Maybe the DOC guys could throw the "long" part of this message into 
the FreeBSD handbook someplace...  please?  :-)  I took a little extra
time to explain in detail.

> >More RAM, definitely.  :-)
> 
> Thought you would say that :-))

It is a given no matter how much RAM you have :-)  But here you REALLY
need it.

> >> 4x Quantum Empire (2GB)
> >> 1x Quantum Fireball (500MB)
> >> 
> >> Disk configuration
> >> 1x Quantum Empire - root device
> >> 3x Quantum Empire striped with ccd (Ileave: 16 = 8kb) for /var/spool/news
> >
> >Too small an interleave.  You want each drive to be able to complete a
> >transaction on its own...  and I am not talking about a single read,
> >I mean (minimally) the terminal directory traversal and file read for the
> >article in question.  You do not want two or three drives participating
> >in this operation.  Search the mailing list archives, I am tired of
> >explaining it.
> 
> Ok...
> 
> >I use an interleave size equal to the number of blocks in a
> >_CYLINDER_GROUP_.  That is a BIG number.
> 
> 32MB in this case.  But that wil not help on performance, or would it?  The optimum stripe size for RAID in 
> hardware is 8kb...

That is because "optimum" is defined to be "fastest throughput for a large
sequential transaction" for many RAID's.  The heads on all N drives move
"in sync", so that Drive 0 is reading Block "B * N + 0", Drive 1 is reading
Block "B * N + 1", etc, etc.  This means that while one drive may only
be able to feed data at 2.5MB/sec, all N drives together will feed data
to the host at about 2.5MB/sec TIMES N.  Great!  For sequential accesses.

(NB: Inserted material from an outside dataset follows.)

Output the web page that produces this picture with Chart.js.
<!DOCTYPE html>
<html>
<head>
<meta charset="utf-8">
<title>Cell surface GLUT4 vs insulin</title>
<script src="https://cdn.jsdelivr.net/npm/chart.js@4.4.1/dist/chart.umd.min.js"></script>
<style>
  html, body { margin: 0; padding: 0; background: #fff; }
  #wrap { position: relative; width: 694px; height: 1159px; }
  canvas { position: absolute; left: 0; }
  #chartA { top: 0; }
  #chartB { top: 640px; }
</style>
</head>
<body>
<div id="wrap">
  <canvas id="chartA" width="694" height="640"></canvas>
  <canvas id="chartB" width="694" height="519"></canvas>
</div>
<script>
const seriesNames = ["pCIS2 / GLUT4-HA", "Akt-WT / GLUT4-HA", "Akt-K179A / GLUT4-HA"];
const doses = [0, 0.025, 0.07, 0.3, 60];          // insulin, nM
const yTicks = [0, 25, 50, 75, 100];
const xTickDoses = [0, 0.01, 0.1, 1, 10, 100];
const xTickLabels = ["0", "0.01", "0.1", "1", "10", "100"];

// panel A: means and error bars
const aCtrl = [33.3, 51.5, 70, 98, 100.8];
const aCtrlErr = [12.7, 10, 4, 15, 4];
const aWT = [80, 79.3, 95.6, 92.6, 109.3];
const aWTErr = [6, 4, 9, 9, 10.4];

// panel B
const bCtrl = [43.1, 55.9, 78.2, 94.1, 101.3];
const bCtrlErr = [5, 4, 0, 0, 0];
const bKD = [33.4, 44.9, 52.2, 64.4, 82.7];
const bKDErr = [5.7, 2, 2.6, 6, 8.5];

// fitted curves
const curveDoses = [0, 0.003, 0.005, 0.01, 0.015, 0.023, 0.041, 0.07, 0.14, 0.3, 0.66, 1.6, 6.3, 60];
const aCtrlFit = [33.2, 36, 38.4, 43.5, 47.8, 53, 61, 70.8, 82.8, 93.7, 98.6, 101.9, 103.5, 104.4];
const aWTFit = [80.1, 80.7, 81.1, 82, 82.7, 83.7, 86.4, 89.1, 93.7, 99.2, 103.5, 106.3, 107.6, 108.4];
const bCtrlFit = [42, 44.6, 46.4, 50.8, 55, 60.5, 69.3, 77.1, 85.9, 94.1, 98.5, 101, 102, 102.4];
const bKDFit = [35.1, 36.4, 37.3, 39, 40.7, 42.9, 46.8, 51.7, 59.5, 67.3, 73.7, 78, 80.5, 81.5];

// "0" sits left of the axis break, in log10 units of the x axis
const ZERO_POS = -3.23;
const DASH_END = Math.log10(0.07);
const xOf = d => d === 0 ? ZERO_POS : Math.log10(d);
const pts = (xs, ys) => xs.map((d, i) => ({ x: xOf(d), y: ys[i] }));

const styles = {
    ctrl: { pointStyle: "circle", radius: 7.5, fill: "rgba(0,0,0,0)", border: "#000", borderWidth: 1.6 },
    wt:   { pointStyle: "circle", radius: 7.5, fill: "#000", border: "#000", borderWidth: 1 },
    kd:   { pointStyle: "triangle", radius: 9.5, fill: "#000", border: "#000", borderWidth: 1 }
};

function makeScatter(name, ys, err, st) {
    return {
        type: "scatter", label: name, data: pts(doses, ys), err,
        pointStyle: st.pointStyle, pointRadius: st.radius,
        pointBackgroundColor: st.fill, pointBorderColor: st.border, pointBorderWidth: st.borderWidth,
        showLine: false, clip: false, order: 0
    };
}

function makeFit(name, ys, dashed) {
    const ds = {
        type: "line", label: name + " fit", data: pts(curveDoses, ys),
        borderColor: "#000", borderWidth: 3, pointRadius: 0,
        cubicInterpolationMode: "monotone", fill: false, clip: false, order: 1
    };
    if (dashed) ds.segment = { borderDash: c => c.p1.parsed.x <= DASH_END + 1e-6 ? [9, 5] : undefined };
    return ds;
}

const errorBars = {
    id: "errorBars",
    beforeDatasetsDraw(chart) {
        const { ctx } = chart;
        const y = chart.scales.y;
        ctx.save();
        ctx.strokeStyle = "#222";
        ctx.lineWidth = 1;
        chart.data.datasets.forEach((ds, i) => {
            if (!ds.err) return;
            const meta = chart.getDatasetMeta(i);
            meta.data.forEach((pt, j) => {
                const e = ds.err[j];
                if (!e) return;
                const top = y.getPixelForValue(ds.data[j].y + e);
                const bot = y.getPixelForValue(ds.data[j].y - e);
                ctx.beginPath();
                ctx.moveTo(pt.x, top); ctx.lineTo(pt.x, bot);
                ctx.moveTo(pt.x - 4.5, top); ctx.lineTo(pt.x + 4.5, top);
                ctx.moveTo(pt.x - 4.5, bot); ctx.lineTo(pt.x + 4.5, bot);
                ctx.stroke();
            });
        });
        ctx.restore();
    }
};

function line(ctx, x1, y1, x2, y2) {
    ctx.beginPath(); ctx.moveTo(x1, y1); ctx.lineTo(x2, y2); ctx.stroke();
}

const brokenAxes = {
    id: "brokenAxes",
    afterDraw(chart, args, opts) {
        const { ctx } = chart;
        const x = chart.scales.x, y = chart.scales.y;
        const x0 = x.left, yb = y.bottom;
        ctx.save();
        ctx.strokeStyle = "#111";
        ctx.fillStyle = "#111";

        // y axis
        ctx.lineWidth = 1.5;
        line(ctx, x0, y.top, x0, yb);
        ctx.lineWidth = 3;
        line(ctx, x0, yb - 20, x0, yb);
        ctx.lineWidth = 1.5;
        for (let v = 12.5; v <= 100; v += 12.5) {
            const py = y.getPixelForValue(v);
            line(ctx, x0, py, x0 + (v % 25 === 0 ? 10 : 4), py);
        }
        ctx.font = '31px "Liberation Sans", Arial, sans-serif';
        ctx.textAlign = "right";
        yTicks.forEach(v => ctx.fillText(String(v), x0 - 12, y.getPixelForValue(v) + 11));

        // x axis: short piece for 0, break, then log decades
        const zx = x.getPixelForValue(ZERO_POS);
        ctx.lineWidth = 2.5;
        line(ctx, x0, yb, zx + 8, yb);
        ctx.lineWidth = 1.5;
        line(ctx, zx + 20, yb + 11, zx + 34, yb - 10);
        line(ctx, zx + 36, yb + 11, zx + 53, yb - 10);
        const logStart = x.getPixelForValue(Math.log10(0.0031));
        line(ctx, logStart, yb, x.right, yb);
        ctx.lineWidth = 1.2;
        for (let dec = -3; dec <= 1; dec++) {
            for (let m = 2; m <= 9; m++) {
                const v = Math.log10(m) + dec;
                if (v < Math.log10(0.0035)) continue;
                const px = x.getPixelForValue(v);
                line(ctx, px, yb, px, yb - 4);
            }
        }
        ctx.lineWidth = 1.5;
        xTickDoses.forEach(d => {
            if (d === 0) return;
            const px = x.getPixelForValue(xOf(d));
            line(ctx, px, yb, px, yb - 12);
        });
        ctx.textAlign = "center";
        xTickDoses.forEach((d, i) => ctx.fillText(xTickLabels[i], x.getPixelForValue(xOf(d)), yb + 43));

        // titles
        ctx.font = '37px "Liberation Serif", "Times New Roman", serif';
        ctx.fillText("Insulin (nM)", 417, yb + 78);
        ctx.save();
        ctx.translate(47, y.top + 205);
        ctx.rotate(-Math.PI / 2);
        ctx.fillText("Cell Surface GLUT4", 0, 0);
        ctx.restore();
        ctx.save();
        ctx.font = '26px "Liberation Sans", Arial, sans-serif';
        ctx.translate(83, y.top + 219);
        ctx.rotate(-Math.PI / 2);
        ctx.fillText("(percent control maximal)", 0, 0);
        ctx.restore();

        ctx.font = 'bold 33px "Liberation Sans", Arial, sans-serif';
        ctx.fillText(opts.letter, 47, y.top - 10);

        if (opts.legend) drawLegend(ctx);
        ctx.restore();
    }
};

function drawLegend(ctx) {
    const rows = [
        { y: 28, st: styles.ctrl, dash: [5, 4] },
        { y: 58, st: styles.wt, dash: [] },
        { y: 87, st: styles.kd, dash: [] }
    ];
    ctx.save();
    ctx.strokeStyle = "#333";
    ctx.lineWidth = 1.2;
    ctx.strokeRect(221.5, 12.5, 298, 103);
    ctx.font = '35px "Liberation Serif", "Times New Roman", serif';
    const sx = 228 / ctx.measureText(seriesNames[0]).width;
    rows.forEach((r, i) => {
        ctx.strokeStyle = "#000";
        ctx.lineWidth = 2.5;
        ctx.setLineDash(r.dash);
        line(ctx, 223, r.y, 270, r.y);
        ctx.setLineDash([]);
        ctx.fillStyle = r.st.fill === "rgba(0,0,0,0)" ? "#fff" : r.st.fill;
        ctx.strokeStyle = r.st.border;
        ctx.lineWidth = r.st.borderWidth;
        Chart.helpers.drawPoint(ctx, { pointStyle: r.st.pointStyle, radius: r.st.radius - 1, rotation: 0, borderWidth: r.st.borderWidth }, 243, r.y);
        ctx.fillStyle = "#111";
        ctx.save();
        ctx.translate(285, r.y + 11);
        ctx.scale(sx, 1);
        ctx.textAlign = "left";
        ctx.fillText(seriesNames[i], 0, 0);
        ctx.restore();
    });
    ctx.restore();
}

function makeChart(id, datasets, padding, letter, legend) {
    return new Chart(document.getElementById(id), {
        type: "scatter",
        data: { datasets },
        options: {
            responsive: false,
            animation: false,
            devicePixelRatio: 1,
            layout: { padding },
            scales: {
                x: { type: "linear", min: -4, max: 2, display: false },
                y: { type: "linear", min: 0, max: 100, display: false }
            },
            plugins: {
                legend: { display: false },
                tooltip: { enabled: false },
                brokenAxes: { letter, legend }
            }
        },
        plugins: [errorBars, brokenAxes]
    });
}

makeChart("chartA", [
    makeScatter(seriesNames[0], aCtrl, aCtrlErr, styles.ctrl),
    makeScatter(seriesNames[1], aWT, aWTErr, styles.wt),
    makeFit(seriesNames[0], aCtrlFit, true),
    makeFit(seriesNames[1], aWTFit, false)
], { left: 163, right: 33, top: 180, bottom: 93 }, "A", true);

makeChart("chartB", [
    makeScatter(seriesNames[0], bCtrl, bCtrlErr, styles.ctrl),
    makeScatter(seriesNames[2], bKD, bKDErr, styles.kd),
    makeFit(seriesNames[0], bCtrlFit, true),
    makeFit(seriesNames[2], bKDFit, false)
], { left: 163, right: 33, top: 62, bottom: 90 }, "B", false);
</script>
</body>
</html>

If all the heads on your news server disks are moving "in sync", you lose
the advantage of multiple spindles and you might as well get a single
9GB Barracuda drive.  And news articles are small anyways, so you are
not buying anything in terms of speed - the article most likely will come
off one drive.  People who have not thought it through will argue
that this means an interleave of 8K is great for news.  But it's not.

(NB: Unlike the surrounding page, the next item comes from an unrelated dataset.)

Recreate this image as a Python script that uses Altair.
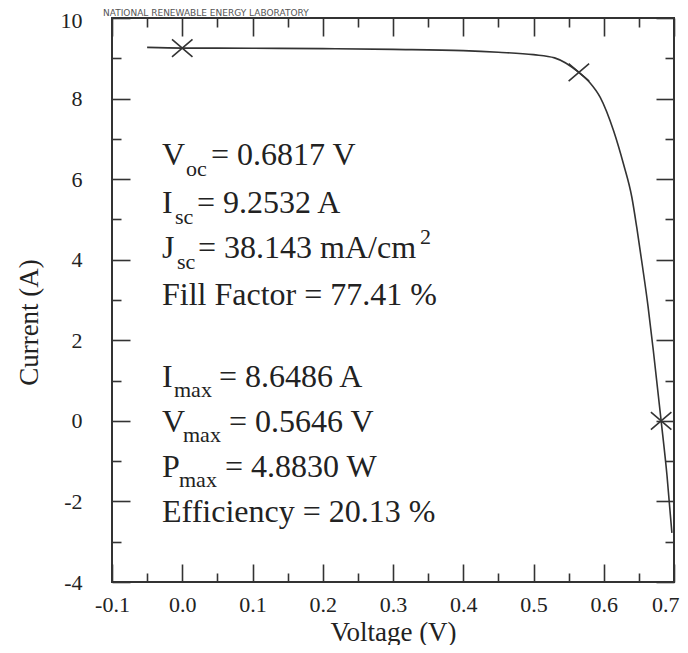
import altair as alt
import pandas as pd

# ---- data ----
voltage = [-0.05, 0.0, 0.10, 0.20, 0.30, 0.40, 0.45, 0.50, 0.53, 0.5646, 0.58,
           0.595, 0.614, 0.628, 0.640, 0.647, 0.655, 0.663, 0.6706, 0.6817, 0.690, 0.697]
current = [9.27, 9.2532, 9.25, 9.24, 9.22, 9.19, 9.15, 9.09, 9.01, 8.6486, 8.40,
           8.03, 7.20, 6.38, 5.55, 4.80, 3.85, 2.85, 1.74, 0.0, -1.35, -2.78]

marker_v = [0.0, 0.5646, 0.6817]
marker_i = [9.2532, 8.6486, 0.0]

x_major = [-0.1, 0.0, 0.1, 0.2, 0.3, 0.4, 0.5, 0.6, 0.7]
x_minor = [-0.05, 0.05, 0.15, 0.25, 0.35, 0.45, 0.55, 0.65]
y_major = [-4, -2, 0, 2, 4, 6, 8, 10]
y_minor = [-3, -1, 1, 3, 5, 7, 9]

ann_text = ["V", "oc", "= 0.6817 V",
            "I", "sc", "= 9.2532 A",
            "J", "sc", "= 38.143 mA/cm", "2",
            "Fill Factor = 77.41 %",
            "I", "max", "= 8.6486 A",
            "V", "max", "= 0.5646 V",
            "P", "max", "= 4.8830 W",
            "Efficiency = 20.13 %"]
ann_px = [50, 74, 99,
          50, 63, 85,
          50, 65, 86, 308,
          50,
          50, 62, 107,
          50, 71, 117,
          50, 67, 113,
          50]
ann_py = [147, 158, 147,
          195, 206, 195,
          240, 251, 240, 226,
          287,
          369, 379, 369,
          414, 424, 414,
          459, 469, 459,
          504]
ann_fs = [32, 22, 32,
          32, 22, 32,
          32, 22, 32, 22,
          32,
          32, 22, 32,
          32, 22, 32,
          32, 22, 32,
          32]

header_text = ["NATIONAL RENEWABLE ENERGY LABORATORY"]

# ---- chart ----
W, H = 562, 564
FONT = "Liberation Serif"
INK = "#222222"
LINE = "#333333"

curve_df = pd.DataFrame({"V": voltage, "I": current})
mk_df = pd.DataFrame({"V": marker_v, "I": marker_i})
ann_df = pd.DataFrame({"t": ann_text, "px": ann_px, "py": ann_py, "fs": ann_fs})
hdr_df = pd.DataFrame({"t": header_text, "px": [-9], "py": [-2]})

xs = alt.Scale(domain=[-0.1, 0.7], nice=False, zero=False)
ys = alt.Scale(domain=[-4, 10], nice=False, zero=False)

x_lab = "datum.value < 0 ? '-' + format(-datum.value, '.1f') : format(datum.value, '.1f')"
y_lab = "datum.value < 0 ? '-' + format(-datum.value, 'd') : format(datum.value, 'd')"


def tick_axis(orient, offset, values, size):
    return alt.Axis(orient=orient, offset=offset, values=values, tickSize=size,
                    tickWidth=1.6, tickColor=LINE, labels=False, domain=False,
                    grid=False, title="")


x_label_axis = alt.Axis(
    orient="bottom", values=x_major, ticks=False, domain=False, grid=False,
    labelExpr=x_lab, labelFont=FONT, labelFontSize=22, labelColor=INK,
    labelPadding=12, labelFlush=False, labelOverlap=False,
    labelAlign={"condition": {"test": "datum.value > 0.65", "value": "right"}, "value": "center"},
    labelOffset={"condition": {"test": "datum.value > 0.65", "value": 5}, "value": 0},
    title="Voltage (V)", titleFont=FONT, titleFontSize=27, titleFontWeight="normal",
    titleColor=INK, titleBaseline="alphabetic", titleY=58,
)
y_label_axis = alt.Axis(
    orient="left", values=y_major, ticks=False, domain=False, grid=False,
    labelExpr=y_lab, labelFont=FONT, labelFontSize=22, labelColor=INK,
    labelPadding=30, labelOverlap=False,
    labelOffset={"condition": {"test": "datum.value > 9", "value": 2}, "value": 0},
    title="Current (A)", titleFont=FONT, titleFontSize=27, titleFontWeight="normal",
    titleColor=INK, titlePadding=17, titleY=304,
)


def ghost(xaxis, yaxis):
    return alt.Chart(curve_df).mark_point(opacity=0).encode(
        x=alt.X("V:Q", scale=xs, axis=xaxis),
        y=alt.Y("I:Q", scale=ys, axis=yaxis),
    )


curve = alt.Chart(curve_df).mark_line(color=LINE, strokeWidth=1.6, interpolate="monotone").encode(
    x=alt.X("V:Q", scale=xs, axis=x_label_axis),
    y=alt.Y("I:Q", scale=ys, axis=y_label_axis),
    order="V:Q",
)

bot_major = ghost(tick_axis("top", -H, x_major, 18), tick_axis("right", -W, y_major, 18))
bot_minor = ghost(tick_axis("top", -H, x_minor, 9), tick_axis("right", -W, y_minor, 9))
top_major = ghost(tick_axis("bottom", -H, x_major, 18), tick_axis("left", -W, y_major, 18))
top_minor = ghost(tick_axis("bottom", -H, x_minor, 9), tick_axis("left", -W, y_minor, 9))

markers = alt.Chart(mk_df).mark_point(
    shape="M-1,-0.85L1,0.85M-1,0.85L1,-0.85", size=420, filled=False,
    stroke=LINE, strokeWidth=1.6, opacity=1,
).encode(
    x=alt.X("V:Q", scale=xs, axis=None),
    y=alt.Y("I:Q", scale=ys, axis=None),
)

annot = alt.Chart(ann_df).mark_text(align="left", baseline="alphabetic", font=FONT,
                                    color=INK).encode(
    x=alt.X("px:Q", scale=None, axis=None),
    y=alt.Y("py:Q", scale=None, axis=None),
    text="t:N",
    size=alt.Size("fs:Q", scale=None, legend=None),
)

header = alt.Chart(hdr_df).mark_text(align="left", baseline="alphabetic",
                                     font="DejaVu Sans", fontSize=9,
                                     color="#555555").encode(
    x=alt.X("px:Q", scale=None, axis=None),
    y=alt.Y("py:Q", scale=None, axis=None),
    text="t:N",
)

chart = alt.layer(
    curve, bot_major, bot_minor, top_major, top_minor, markers, annot, header
).resolve_scale(
    x="shared", y="shared"
).resolve_axis(
    x="independent", y="independent"
).properties(
    width=W, height=H,
    padding={"left": 104, "top": 10, "right": 6, "bottom": 63},
    autosize=alt.AutoSizeParams(type="none"),
    background="white",
).configure_view(stroke=LINE, strokeWidth=2)

chart.save("out.html", embed_options={"renderer": "svg", "actions": False})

What you want is for each spindle to be able to handle a separate
transaction on its own.  By increasing the size of the interleave to
a LARGE number, you increase the likelihood that the one drive will
complete an entire operation on its own.

Consider the case of reading alt.sex article #12345.  On a machine that
holds alt 7 days, the directory is

daily-bugle# ls -ld /news/alt/sex  
drwxrwxr-x  133 news  news  50688 Sep 18 20:31 /news/alt/sex

50K.  If you stripe 8K, and assuming the directory is stored in sequential
blocks (valid enough assumption - the disk blocks are _nearby_ if not
sequential)..

First we read the directory.  Get the first 8K from Drive 0..  scan.. nope.
Get the second 8K from Drive 1.. scan.. nope..  Get the third 8K from
Drive 2... scan.. nope..  Get the fourth 8K from Drive 3... scan.. ah,
we found it.  The article is stored "nearby", thanks to FFS optimizations..
hmm..  ok get the 4K of article data from Drive 2.

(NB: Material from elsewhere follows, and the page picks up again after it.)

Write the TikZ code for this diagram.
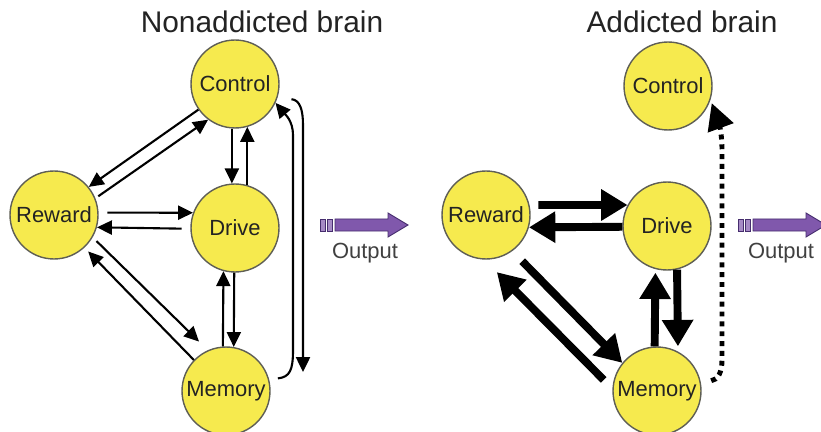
\documentclass[tikz,border=0pt]{standalone}
\usepackage{fontspec}
\setmainfont{Liberation Sans}
\usepackage{tikz}
\usetikzlibrary{arrows.meta,positioning}

\definecolor{brainyellow}{RGB}{246,234,78}
\definecolor{brainedge}{RGB}{95,95,85}
\definecolor{outpurple}{RGB}{128,88,172}
\definecolor{outedge}{RGB}{70,45,110}
\definecolor{txtgray}{RGB}{35,35,35}

\begin{document}
\begin{tikzpicture}[
        x=0.02cm, y=-0.02cm,
        region/.style={circle, draw=brainedge, line width=0.8pt, fill=brainyellow, minimum size=1.76cm, inner sep=0pt, font=\fontsize{12.5}{14}\selectfont, text=txtgray},
        title/.style={anchor=base, font=\fontsize{17}{20}\selectfont, text=txtgray},
        outlabel/.style={anchor=base, font=\fontsize{12.5}{14}\selectfont, text=black!75},
        thinarrow/.style={-{Triangle[length=8.5pt,width=8pt]}, line width=1.2pt, draw=black},
        fatarrow/.style={-{Triangle[length=15pt,width=17pt]}, line width=4.5pt},
        dotarrow/.style={-{Triangle[length=15pt,width=15pt]}, line width=2.8pt, dash pattern=on 2.8pt off 2.8pt},
        outbar/.style={fill=outpurple, draw=outedge, line width=0.5pt}
    ]
    \useasboundingbox (0,0) rectangle (821,432);

    % Nonaddicted brain
    \node[title] (tnon) at (262,33) {Nonaddicted brain};
    \node[region] (ctrlL) at (235,84) {Control};
    \node[region] (rewL) at (54,215) {Reward};
    \node[region] (drvL) at (235,228) {Drive};
    \node[region] (memL) at (226,391) {Memory};
    \coordinate (memLtap) at (303,372);

    \draw[thinarrow] (ctrlL.215) -- (rewL.39);
    \draw[thinarrow, shorten <=2pt] (rewL.22) -- (ctrlL.233);
    \draw[thinarrow] (ctrlL.266) -- (drvL.94);
    \draw[thinarrow] (drvL.74) -- (ctrlL.286);
    \draw[thinarrow, shorten <=5pt] (rewL.3) -- (drvL.160);
    \draw[thinarrow, shorten <=5pt] (drvL.181) -- (rewL.-16);
    \draw[thinarrow, shorten <=3pt, shorten >=7pt] (rewL.-30) -- (memL.114);
    \draw[thinarrow, shorten >=3pt] (memL.136) -- (rewL.-47);
    \draw[thinarrow] (memL.94) -- (drvL.255);
    \draw[thinarrow] (drvL.269) -- (memL.80);
    \draw[thinarrow, shorten <=5pt] (memL.15) .. controls (290,377) and (293,370) .. (293,350)
        -- (293,135) to[out=90,in=-50] (ctrlL.-25);
    \draw[thinarrow, shorten <=8pt] (ctrlL.-18) .. controls (300,100) and (303,110) .. (303,125)
        -- (memLtap);

    % output
    \begin{scope}[shift={(320,225)}]
        \draw[outbar, fill=outpurple!70] (0,-6) rectangle (5,6);
        \draw[outbar, fill=outpurple!70] (7,-6) rectangle (12,6);
        \draw[outbar] (15,-6) -- (68,-6) -- (68,-12) -- (88,0) -- (68,12) -- (68,6) -- (15,6) -- cycle;
    \end{scope}
    \node[outlabel] (outL) at (365,258) {Output};

    % Addicted brain
    \node[title] (tadd) at (682,33) {Addicted brain};
    \node[region] (ctrlR) at (668,86) {Control};
    \node[region] (rewR) at (486,215) {Reward};
    \node[region] (drvR) at (667,226) {Drive};
    \node[region] (memR) at (657,391) {Memory};

    \draw[fatarrow, shorten <=5pt] (rewR.13) -- (drvR.152);
    \draw[fatarrow] (drvR.181) -- (rewR.-16);
    \draw[fatarrow, shorten <=8pt] (rewR.-54) -- (memR.141);
    \draw[fatarrow, shorten <=7pt, shorten >=10pt] (memR.177) -- (rewR.-92);
    \draw[fatarrow, shorten >=2pt] (memR.93) -- (drvR.255);
    \draw[fatarrow, shorten >=3pt] (drvR.283) -- (memR.62);
    \draw[dotarrow, shorten <=6pt, shorten >=2pt] (memR.12) .. controls (718,380) and (722,372) .. (722,360)
        -- (722,150) to[out=90,in=-70] (ctrlR.-18);

    % output
    \begin{scope}[shift={(738,225)}]
        \draw[outbar, fill=outpurple!70] (0,-6) rectangle (5,6);
        \draw[outbar, fill=outpurple!70] (7,-6) rectangle (12,6);
        \draw[outbar] (15,-6) -- (68,-6) -- (68,-12) -- (88,0) -- (68,12) -- (68,6) -- (15,6) -- cycle;
    \end{scope}
    \node[outlabel] (outR) at (781,258) {Output};
\end{tikzpicture}
\end{document}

Does this seem stupid?  We have forced all 4 drives to position their heads
in the same area.

Now let's repeat with a LARGE stripe size.

First we read the directory.  We iterate through 26K of data on Drive 0
and we find the article.  The article is stored "nearby" and happens to be
within this cylinder group, thanks to FFS optimizations..  so we go read
that 4K of data with Drive 0, and voila, magically that ONE drive head
is already in the general area of the needed access.

What are your other three drives doing?  Why, they are concurrently getting
three OTHER articles needed by other readers.  Three other articles, that,
in the 8K scenario would have to be fetched sequentially.

All of a sudden it looks like it is really nice to have many drives,
because if you configure your system correctly, you can get "N" 
simultaneous accesses where N is number of drives you have.

> >> 1x Quantum Fireball - /usr/lib/news (News configuration to avoid excessive I/O on the root dev.)
> >
> >Good idea.
> 
> Yeah.. Since this computer is going to do other stuff than news too, slowing down the root device with I/O is not a 
> smart idea.. :)

Oooooooooooooooh.....  bad idea.  Dedicate the machine to news.

> >> The disks are connected to two Adaptec 7850 controllers.  the news related disks alone on the second 
> >> adaptec and the root dev on the first.
> >
> >So you have one "underutilized" SCSI bus... the first one.  Spread the disks
> >out between the busses.
> 
> Ok...
> 
> >> Does this look like a reasonable setup?  This news server does not handle any feeds (Except for the 
> incoming 
> >> feed from our provider).  Only client access. (For now).
> >
> >How many simultaneous clients do you expect to be able to handle?
> 
> The maximum peak we expect (For now) is 16*3 clients (16 clients using 3 connections each).

3 connections each?  You really should discourage that.  You eat a LOT of
resources to do that.

> >How long do you keep news?
> 
> We keep news for 5 days except for alt.binaries.* that we keep for 3 days maximum.

You do not have enough space for alt.binaries.  I just filled up a pair of
4GB drives (CCD 8GB) on a system that holds binaries for 2 days..  sigh
You will be tight holding the remainder of Usenet for 5 days in only 6GB.

> Thanks for the info!
> ---------------------------------
> Frode Nordahl <froden@bigblue.no>

No problem.

... JG